Der Einbruch der Immobilienaktien an den Börsen, ein vermeintlich sicherer Hafen, wirft einen dunklen Schatten auf das, was noch kommen könnte. Die Vermögenswerte sind unter Druck gekommen, fehlt es noch an Treibstoff der billigen Gelddrogen. 2022 entpuppt sich jetzt schon als schwieriges Jahr.

Erinnern Sie sich noch an die gute Frau Yellen? Die frühere FED-Chefin und heute US-Finanzministerin sagte, die würde nichts anders machen, wenn sie zurück in der Zeit reisen könnte. Nein, das hat sie ein Reporter gefragt, nicht Gott. 

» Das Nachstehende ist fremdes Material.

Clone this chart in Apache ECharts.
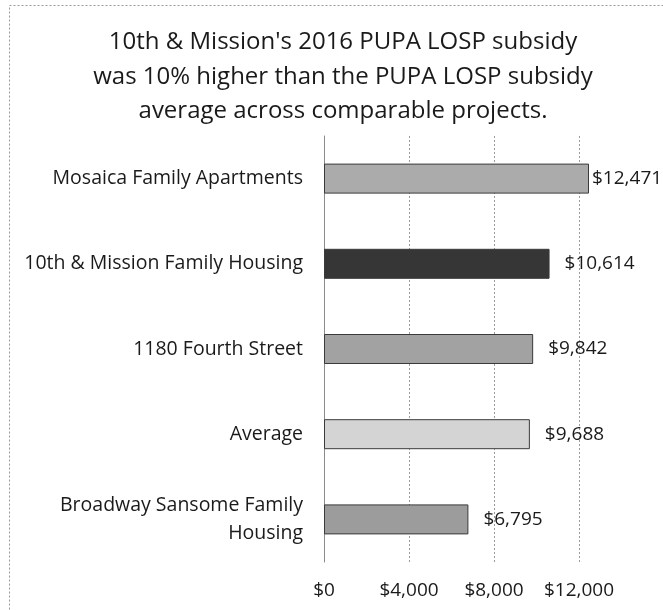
<!DOCTYPE html>
<html>
<head>
<meta charset="utf-8">
<script src="https://cdn.jsdelivr.net/npm/echarts@6/dist/echarts.min.js"></script>
<style>
  html, body { margin: 0; padding: 0; background: #fff; }
  #chart { width: 663px; height: 610px; }
</style>
</head>
<body>
<div id="chart"></div>
<script>
var categories = ['Mosaica Family Apartments', '10th & Mission Family Housing', '1180 Fourth Street', 'Average', 'Broadway Sansome Family\nHousing'];
var values = [12471, 10614, 9842, 9688, 6795];
var barColors = ['#ababab', '#363636', '#a2a2a2', '#d4d4d4', '#9c9c9c'];
var titleText = "10th & Mission's 2016 PUPA LOSP subsidy\nwas 10% higher than the PUPA LOSP subsidy\naverage across comparable projects.";

var font = 'Open Sans';

function money(v) {
	return '$' + Number(v).toLocaleString('en-US');
}

var myChart = echarts.init(document.getElementById('chart'));

var barData = values.map(function (v, i) {
	var item = { value: v, itemStyle: { color: barColors[i] } };
	// 最长的条形标签贴近条形
	if (i === 0) {
		item.label = { distance: 3 };
	}
	return item;
});

var option = {
	animation: false,
	title: {
		text: titleText,
		left: 338,
		top: 20,
		textAlign: 'center',
		textStyle: {
			fontFamily: font,
			fontWeight: 'normal',
			fontSize: 24,
			lineHeight: 34.5,
			color: '#1a1a1a'
		}
	},
	graphic: [{
		type: 'rect',
		shape: { x: 9.5, y: 5.5, width: 700, height: 700 },
		style: { fill: 'none', stroke: '#9a9a9a', lineWidth: 1, lineDash: [2, 2] },
		silent: true
	}],
	grid: {
		left: 324,
		right: 84,
		top: 136,
		bottom: 48,
		containLabel: false
	},
	xAxis: {
		type: 'value',
		min: 0,
		max: 12000,
		interval: 4000,
		axisLine: { show: false },
		axisTick: { show: false },
		splitLine: { show: true, lineStyle: { color: '#9a9a9a', type: [2, 2], width: 1 } },
		axisLabel: {
			fontFamily: font,
			fontSize: 19,
			color: '#1a1a1a',
			margin: 19,
			formatter: money
		}
	},
	yAxis: {
		type: 'category',
		inverse: true,
		data: categories,
		axisLine: { show: true, lineStyle: { color: '#8a8a8a', width: 1 } },
		axisTick: { show: false },
		axisLabel: {
			fontFamily: font,
			fontSize: 19.5,
			color: '#1a1a1a',
			margin: 21,
			lineHeight: 28,
			align: 'right'
		}
	},
	series: [{
		type: 'bar',
		data: barData,
		barWidth: 30,
		clip: false,
		itemStyle: { borderColor: '#3a3a3a', borderWidth: 1 },
		label: {
			show: true,
			position: 'right',
			distance: 15,
			fontFamily: font,
			fontSize: 19,
			color: '#1a1a1a',
			formatter: function (p) { return money(p.value); }
		}
	}]
};

myChart.setOption(option);
</script>
</body>
</html>
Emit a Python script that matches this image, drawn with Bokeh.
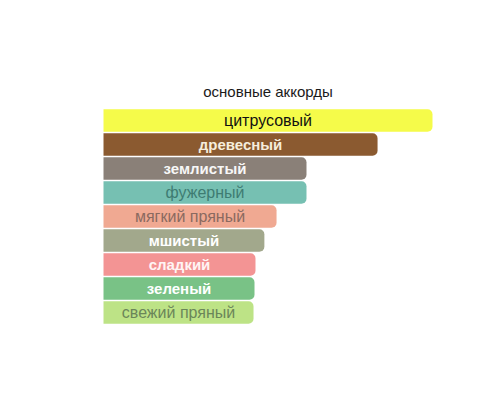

Nun sagen die EZB-Modelle voraus, dass sich die Wirtschaft stärker abkühlen wird bei, oh Wunder, noch höherer Inflation als bisher orakelt. Wie peinlich, wenn eine Zentralbank binnen sieben Monaten ihre Inflationsprognose von 1,7 auf jetzt 6,8 Prozent anheben muss, also der Realität nachrennt, die sie selbst mit geschaffen hat. Für 2023 erwartet man eine Teuerungsrate von 3,5 (bisher 2,1) Prozent und 2024 dann von 2,1 Prozent (bisher 1,9) - gewürfelt oder geschüttelt.

Diese Fernrohre taugen höchstes für den Restmüll und die oberste Heeresleitung für einen Minuseintrag ins Geschichtsbuch der Geldpolitik. Würfeln und Raten wäre einfacher und genauer gewesen. Oder mal vor die Tür gehen, frische Luft schnappen. Nein, es ist zu wenig und es ist zu spät. An die Sache müssten Experten ran - und nicht eine Frau Lagarde und ihre Kollegen.

„Was bedeutet das für mich konkret?!“

Man kann nicht so viel trinken, wie man weinen müsste. Die fetten Jahre sind vorbei. Für viele schon länger, wenn es diese fetten Jahre überhaupt gab. Aus dem schneller, höher und weiter wird ein langsamer, tiefer und kürzer. Wir können wohl wenig machen, außer uns den Gegebenheiten anpassen: Kaufkraft sichern, Ausgaben einschränken und mehr Lohn und Gehalt fordern. Und die Goldpreise beobachten.